PEI

Osprey responsible for power outage in parts of central, western P.E.I.

Maritime Electric says an outage that affected 27,000 customers Tuesday evening was caused by an osprey that made "contact with a transmission line in the Sherbrooke Substation." 

As of 10:00 p.m. Tuesday, power was restored to all Maritime Electric customers

Maritime Electric truck.
Over 27,000 Maritime Electric customers from North Cape to Charlottetown were without power Tuesday night. (Kirk Pennell/CBC)

Maritime Electric says an osprey is responsible for knocking out power to 27,000 customers Tuesday evening.

As of 10:00 p.m. Tuesday, electricity had been restored, and the utility posted on social media that the outage in large portions of P.E.I.'s Prince and Queens counties was caused when an osprey made "contact with a transmission line in the Sherbrooke Substation." 

"The system responded as intended to prevent additional damage," said the utility in its post on X. 

According to Maritime Electric's outage map, areas affected spanned from as far west as North Cape to the Charlottetown area, with some scattered outages also reported in Kings County.

The city of Summerside, which operates its own electric utility, said in a social media post just before 9 p.m. that the entire city and some surrounding areas were also experiencing an outage.

"Our team has identified that the current power outage affecting Summerside and surrounding areas is a result of a failure at the Maritime Electric Sherbrooke Substation. We are deploying our generators to critical locations within our city to temporarily re-energize some areas," reads the post. 
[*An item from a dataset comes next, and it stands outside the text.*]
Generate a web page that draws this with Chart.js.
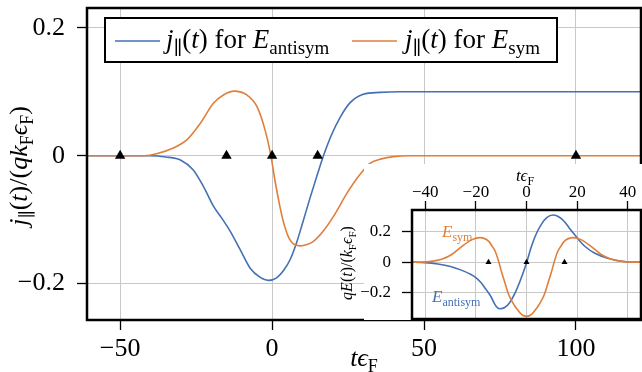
<!DOCTYPE html>
<html>
<head>
<meta charset="utf-8">
<script src="https://cdn.jsdelivr.net/npm/chart.js@4.4.1/dist/chart.umd.min.js"></script>
<style>
  html, body { margin: 0; padding: 0; background: #fff; }
  #wrap { position: relative; width: 642px; height: 372px; }
  #main { position: absolute; left: 0; top: 0; }
  #inset { position: absolute; left: 336px; top: 162px; }
</style>
</head>
<body>
<div id="wrap">
  <canvas id="main" width="642" height="372"></canvas>
  <canvas id="inset" width="306" height="160"></canvas>
</div>
<script>
// main panel: j_par(t) / (q kF eF) for the two pulses
const tAnti = [-61, -40, -35, -30, -26, -22.6, -19.3, -16.5, -13.8, -10.5, -7.2, -4, -1.2, 1.5, 4, 6, 8, 10, 12.5, 15, 17, 19.5, 22.4, 25.7, 30, 35.5, 42, 50, 122];
const jAnti = [0, 0, -0.002, -0.007, -0.022, -0.048, -0.079, -0.098, -0.118, -0.147, -0.176, -0.19, -0.195, -0.191, -0.178, -0.162, -0.137, -0.106, -0.066, -0.028, 0.001, 0.032, 0.06, 0.083, 0.096, 0.099, 0.1, 0.1, 0.1];
const tSym = [-61, -42, -38, -32.5, -28, -23.7, -19.3, -16, -12.5, -8.3, -5, -2.3, -0.4, 1, 2.6, 3.7, 4.8, 5.8, 7, 9.2, 11.5, 13.6, 17, 20.2, 24.6, 26.8, 29.5, 32.2, 36, 40, 45, 122];
const jSym = [0, 0, 0.003, 0.012, 0.025, 0.05, 0.082, 0.095, 0.101, 0.095, 0.077, 0.04, 0, -0.04, -0.08, -0.103, -0.12, -0.131, -0.138, -0.141, -0.139, -0.134, -0.117, -0.095, -0.059, -0.043, -0.026, -0.012, -0.005, -0.0015, 0, 0];
const tMarks = [-50, -15, 0, 15, 100];
const yMarks = [0, 0, 0, 0, 0];
const xTicks = [-50, 0, 50, 100];
const yTicks = [-0.2, 0, 0.2];

// inset: field qE(t) / (kF eF)
const tESym = [-46, -38.5, -33.5, -29.5, -25.5, -21.5, -18.4, -14.8, -13.6, -12.2, -10.9, -9.9, -8.5, -7, -5.5, -4, -2, 0, 2, 4, 5.5, 7, 8.5, 9.9, 10.9, 12.2, 13.6, 14.8, 18.4, 21.5, 25.5, 29.5, 33.5, 38.5, 46];
const eSym = [0, 0.004, 0.019, 0.05, 0.103, 0.147, 0.16, 0.134, 0.105, 0.065, 0, -0.061, -0.135, -0.212, -0.262, -0.3, -0.34, -0.353, -0.34, -0.3, -0.262, -0.212, -0.135, -0.061, 0, 0.065, 0.105, 0.134, 0.16, 0.147, 0.103, 0.05, 0.019, 0.004, 0];
const tEAnti = [-46, -40, -35, -30, -26, -22.4, -20, -18, -16, -14, -12.5, -11.5, -10.5, -8.6, -6.6, -4.5, -2.6, 0, 2, 4, 6, 8, 10.5, 13, 15.1, 17, 19.1, 21, 23, 27, 32, 38.5, 46];
const eAnti = [0, -0.003, -0.012, -0.028, -0.05, -0.076, -0.1, -0.132, -0.177, -0.225, -0.275, -0.296, -0.303, -0.295, -0.262, -0.2, -0.126, -0.005, 0.105, 0.19, 0.25, 0.29, 0.307, 0.293, 0.262, 0.22, 0.177, 0.138, 0.104, 0.058, 0.026, 0.005, 0];
const tMarksInset = [-15, 0, 15];
const yMarksInset = [0, 0, 0];
const xTicksInset = [-40, -20, 0, 20, 40];
const yTicksInset = [-0.2, 0, 0.2];

const serif = "'Liberation Serif', 'Times New Roman', 'DejaVu Serif', serif";
const blue = '#4470b5';
const orange = '#e07f3c';
const gridGray = '#c8c8c8';

function pts(xs, ys) { return xs.map((x, i) => ({ x: x, y: ys[i] })); }
function minus(v) { return String(v).replace('-', '\u2212'); }

// draws text made of pieces: 'i' italic, 'r' roman, 'si'/'sr' subscript
function drawRich(ctx, parts, x, y, size, align) {
  const fontFor = st => {
    const sub = st[0] === 's';
    return (st.endsWith('i') ? 'italic ' : '') + Math.round(sub ? size * 0.7 : size) + 'px ' + serif;
  };
  let w = 0;
  parts.forEach(p => { ctx.font = fontFor(p[1]); w += ctx.measureText(p[0]).width; });
  let cx = align === 'center' ? x - w / 2 : x;
  ctx.textAlign = 'left';
  ctx.textBaseline = 'alphabetic';
  parts.forEach(p => {
    ctx.font = fontFor(p[1]);
    ctx.fillText(p[0], cx, p[1][0] === 's' ? y + size * 0.22 : y);
    cx += ctx.measureText(p[0]).width;
  });
}

function lineSet(xs, ys, color, order) {
  return { data: pts(xs, ys), borderColor: color, borderWidth: 1.6, pointRadius: 0,
           cubicInterpolationMode: 'monotone', fill: false, order: order };
}
function markSet(xs, ys, r) {
  return { data: pts(xs, ys), showLine: false, pointStyle: 'triangle', pointRadius: r,
           pointBackgroundColor: '#000', pointBorderColor: '#000', pointBorderWidth: 0, order: 0 };
}
function axis(min, max, ticks, size, tickLen, pad, fitSize) {
  return {
    type: 'linear', min: min, max: max,
    afterBuildTicks: s => { s.ticks = ticks.map(v => ({ value: v })); },
    afterFit: s => {
      if (s.isHorizontal()) s.height = fitSize; else s.width = fitSize;
      s.paddingTop = s.paddingBottom = s.paddingLeft = s.paddingRight = 0;
    },
    grid: { color: gridGray, lineWidth: 1, tickColor: '#000', tickLength: tickLen, tickWidth: 1.3 },
    border: { display: false },
    ticks: { font: { family: serif, size: size, lineHeight: 1 }, color: '#000', padding: pad,
             maxRotation: 0, autoSkip: false, callback: v => minus(v) }
  };
}

const mainDeco = {
  id: 'mainDeco',
  afterDraw(chart) {
    const ctx = chart.ctx, a = chart.chartArea;
    ctx.save();
    ctx.strokeStyle = '#000';
    ctx.lineWidth = 2.5;
    ctx.strokeRect(a.left, a.top, a.right - a.left, a.bottom - a.top);
    ctx.fillStyle = '#000';
    drawRich(ctx, [['t', 'i'], ['\u03f5', 'i'], ['F', 'sr']], 364, 366, 26, 'center');
    ctx.translate(27, 166);
    ctx.rotate(-Math.PI / 2);
    drawRich(ctx, [['j', 'i'], ['\u2225', 'sr'], ['(', 'r'], ['t', 'i'], [')/(', 'r'], ['qk', 'i'], ['F', 'sr'],
                   ['\u03f5', 'i'], ['F', 'sr'], [')', 'r']], 0, 0, 26, 'center');
    ctx.restore();

    // legend
    ctx.save();
    ctx.fillStyle = '#fff';
    ctx.fillRect(105, 18, 452, 44);
    ctx.strokeStyle = '#000';
    ctx.lineWidth = 2;
    ctx.strokeRect(105, 18, 452, 44);
    ctx.lineWidth = 1.6;
    ctx.strokeStyle = blue;
    ctx.beginPath(); ctx.moveTo(115, 41); ctx.lineTo(160, 41); ctx.stroke();
    ctx.strokeStyle = orange;
    ctx.beginPath(); ctx.moveTo(352, 41); ctx.lineTo(397, 41); ctx.stroke();
    ctx.fillStyle = '#000';
    drawRich(ctx, [['j', 'i'], ['\u2225', 'sr'], ['(', 'r'], ['t', 'i'], [') for ', 'r'], ['E', 'i'], ['antisym', 'sr']], 166, 48, 27, 'left');
    drawRich(ctx, [['j', 'i'], ['\u2225', 'sr'], ['(', 'r'], ['t', 'i'], [') for ', 'r'], ['E', 'i'], ['sym', 'sr']], 405, 48, 27, 'left');
    ctx.restore();
  }
};

const insetDeco = {
  id: 'insetDeco',
  beforeDraw(chart) {
    // white patch that hides the main grid behind the inset
    const ctx = chart.ctx;
    ctx.save();
    ctx.fillStyle = '#fff';
    ctx.fillRect(28, 2, 278, 156);
    ctx.restore();
  },
  afterDraw(chart) {
    const ctx = chart.ctx, a = chart.chartArea;
    ctx.save();
    ctx.strokeStyle = '#000';
    ctx.lineWidth = 2.5;
    ctx.strokeRect(a.left, a.top, a.right - a.left, a.bottom - a.top);
    ctx.fillStyle = orange;
    drawRich(ctx, [['E', 'i'], ['sym', 'sr']], 106, 75, 17, 'left');
    ctx.fillStyle = blue;
    drawRich(ctx, [['E', 'i'], ['antisym', 'sr']], 96, 140, 17, 'left');
    ctx.fillStyle = '#000';
    drawRich(ctx, [['t', 'i'], ['\u03f5', 'i'], ['F', 'sr']], 189, 19, 17, 'center');
    ctx.translate(16, 101);
    ctx.rotate(-Math.PI / 2);
    drawRich(ctx, [['qE', 'i'], ['(', 'r'], ['t', 'i'], [')/(', 'r'], ['k', 'i'], ['F', 'sr'],
                   ['\u03f5', 'i'], ['F', 'sr'], [')', 'r']], 0, 0, 16, 'center');
    ctx.restore();
  }
};

new Chart(document.getElementById('main'), {
  type: 'line',
  data: { datasets: [
    markSet(tMarks, yMarks, 6),
    lineSet(tSym, jSym, orange, 1),
    lineSet(tAnti, jAnti, blue, 2)
  ] },
  options: {
    responsive: false, animation: false, devicePixelRatio: 1,
    layout: { autoPadding: false, padding: { top: 8, right: 1, left: 0, bottom: 0 } },
    plugins: { legend: { display: false }, tooltip: { enabled: false } },
    scales: {
      x: axis(-60.9, 121.4, xTicks, 26, 10, 6, 52),
      y: axis(-0.257, 0.231, yTicks, 26, 10, 12, 87)
    }
  },
  plugins: [mainDeco]
});

new Chart(document.getElementById('inset'), {
  type: 'line',
  data: { datasets: [
    markSet(tMarksInset, yMarksInset, 3.5),
    lineSet(tESym, eSym, orange, 1),
    lineSet(tEAnti, eAnti, blue, 2)
  ] },
  options: {
    responsive: false, animation: false, devicePixelRatio: 1,
    layout: { autoPadding: false, padding: { top: 0, right: 1, left: 0, bottom: 3 } },
    plugins: { legend: { display: false }, tooltip: { enabled: false } },
    scales: {
      x: Object.assign(axis(-45.2, 45.2, xTicksInset, 17, 9, 0, 48), { position: 'top' }),
      y: axis(-0.37, 0.34, yTicksInset, 17, 10, 11, 76)
    }
  },
  plugins: [insetDeco]
});
</script>
</body>
</html>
An update by the city at 9:45 p.m. said it had restored power to many of those affected. 

A failure at the Sherbrooke substation, located just north of Summerside, led to significant power challenges back in February. As a result, residents were asked to conserve electricity and a mobile transformer had to be brought in from Newfoundland to stabilize the system. 

Summerside Electric generates about 60 per cent of its electricity through renewable sources like solar and wind, but it still relies on Maritime Electric's transmission grid for power that the smaller utility purchases from New Brunswick.